Angry Birds-themed activity parks launch worldwide
- 21 March 2012
- From the section Technology
Angry Birds-themed activity parks are set to be constructed around the world.
The mobile game's Finnish developer Rovio has paired up with the playground equipment specialist Lappset Group to create and maintain the parks.
They will feature interactive content and "exclusive" downloads. The first will be built in Finland this summer, with UK locations to follow.
An unauthorised Angry Birds park opened in China last year, but this marks the first official licensing deal.
The game - in which players use a slingshot to fling outsized birds at pigs hiding in destructible buildings - is the most popular paid-for mobile app of all time.
In addition to the game, the series has spawned a raft of merchandise such as cuddly toys and clothing.
The parks, the creators said, would encourage fans into more physical activity.
"Rovio wanted to invite people who play the game to not only sit inside on the sofa, but to go out, move themselves and have fun," Lappset's marketing director Johan Granholm told the BBC.
"You have large screens where you can play the games in the park. There's a tunnel that you have to run though at a certain speed - if you don't get there in time you get sprayed with water."
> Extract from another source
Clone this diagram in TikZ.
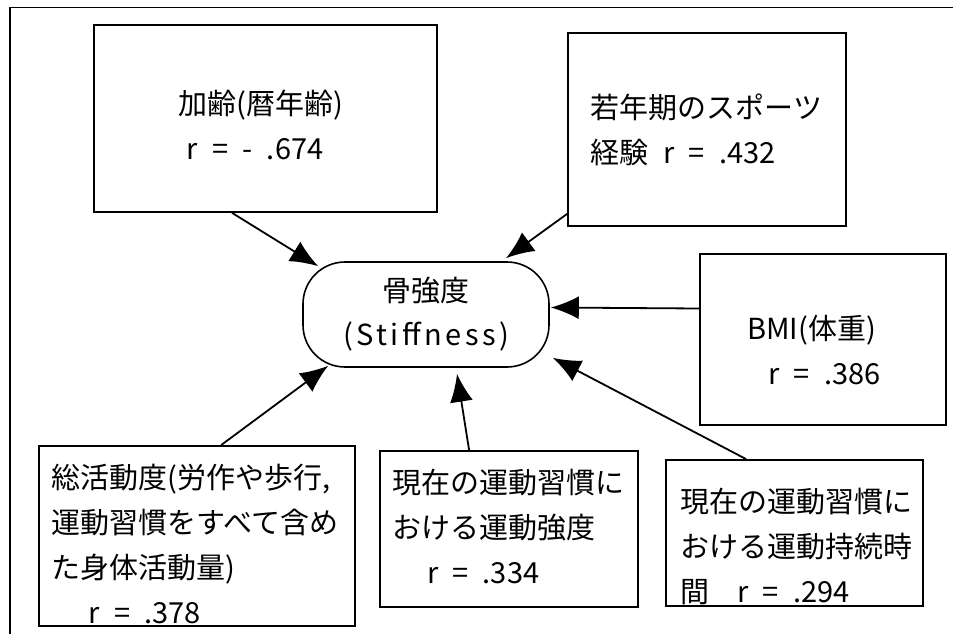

However, Mr Granholm reassured parents: "We don't shoot anything in the park, that's important to say!"
Theresa Wise, a media consultant, told the BBC that while Angry Birds-related products had seen considerable success, moving into physical experiences was a difficult step for any brand.
"These things need a lot of maintenance, there's safety issues - if people film somebody coming a cropper on something, you need a whole marketing team to deal with it.
"There are many many more aspects to getting that stuff wrong and destroying the brand."
Since its release in 2009, Angry Birds has been downloaded well over 10 million times - even by British Prime Minister David Cameron.
Ms Wise added that Rovio needed to pay close attention to the future of their brand to ensure the Angry Birds franchise did not fizzle out after its early success.
"I think the big issue with all games publishing companies is that you can have a bit of a one-hit wonder on your hands.
"It's like any business - you need to have a pipeline, and you need things coming to market.
"However good the brand and the game, you've really got to bring innovation or else it gets overtaken."